If we use Big-O notation to compare Orchestrated Application Recovery hydration with traditional export, the “time complexity” is like this:
Orchestrated Application Recovery Hydration: O(C), almost constant-time, where C is the data churn (i.e. changes concerning prior snapshot), regardless of the size of the objects to be recovered.
Traditional Export: O(N), linear-time, where N is the size of the objects to be recovered.
Orchestrated Application Recovery hydration happens automatically without user intervention. All the protected objects will be incrementally transferred to the target site, and ready for recovery in case any unexpected disaster happens. Below is a high-level architecture that shows the data flow from the source production site, all the way to the target recovery site.
Smart businesses know the value of protecting their data, but they have a lot of options when it comes to data protection methods and frequency. The bottom-line goal with any data protection solution is to ensure that you can restore data and get operations back up and running as quickly as possible after a disruption, such as software failure or data corruption. Two questions you might ask when deploying your DR solution:
Question #1: Is it technically possible to get your RPO and RTO to near-zero? With Rubrik Orchestrated Application Recovery, the answer is YES!
Question #2: Do you want to? It depends.
CDP enables an added layer of protection for mission-critical VMware workloads. The primary benefit of CDP is a near-zero recovery point objective (RPO)–you suffer little to no data loss if you need to restore. The always-on nature of continuous data protection means your backup copy is continually up-to-date, so if you experience data loss, CDP can recover that data virtually in real-time.
CDP isn’t the end-all, be-all of backup solutions, however. It does bring with it several challenges to consider. CDP requires physical disk storage that offers fast performance and therefore can raise costs. CDP also puts increased pressure on your memory and network resources. Because every change or a bit of new data is saved to backup in real-time, your data throughput is essentially doubled, and an extra memory buffer is needed to handle sudden bursts.
Similarly, Orchestrated Application Recovery hydration also brings challenges. The main advantage of hydration is that it achieves an almost constant recovery time objective (RTO). Also, it can avoid sudden network congestion during failover because the data transfer is amortized due to its incremental property. On the other hand, hydration requires extra disk space on the target site all the time even though the recovery (Test Failover or Failover) may happen less frequently every few weeks or months.
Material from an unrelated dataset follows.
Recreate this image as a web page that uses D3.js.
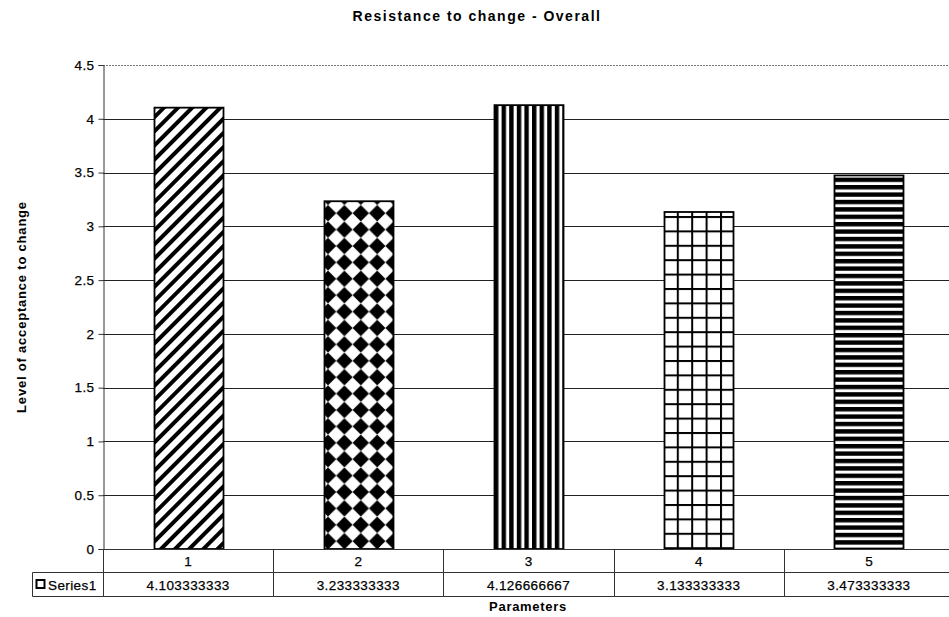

With Rubrik Orchestrated Application Recovery, you are given the flexibility to customize your DR solution depending on different service requirements. You are enabled with CDP to achieve near-zero data loss for your mission-critical applications, but you can still use snapshot-based backup for your ordinary workloads. You can enable hydration to achieve an aggressive goal of minimal downtime, but you are also allowed to use traditional export to avoid the extra space required by hydration.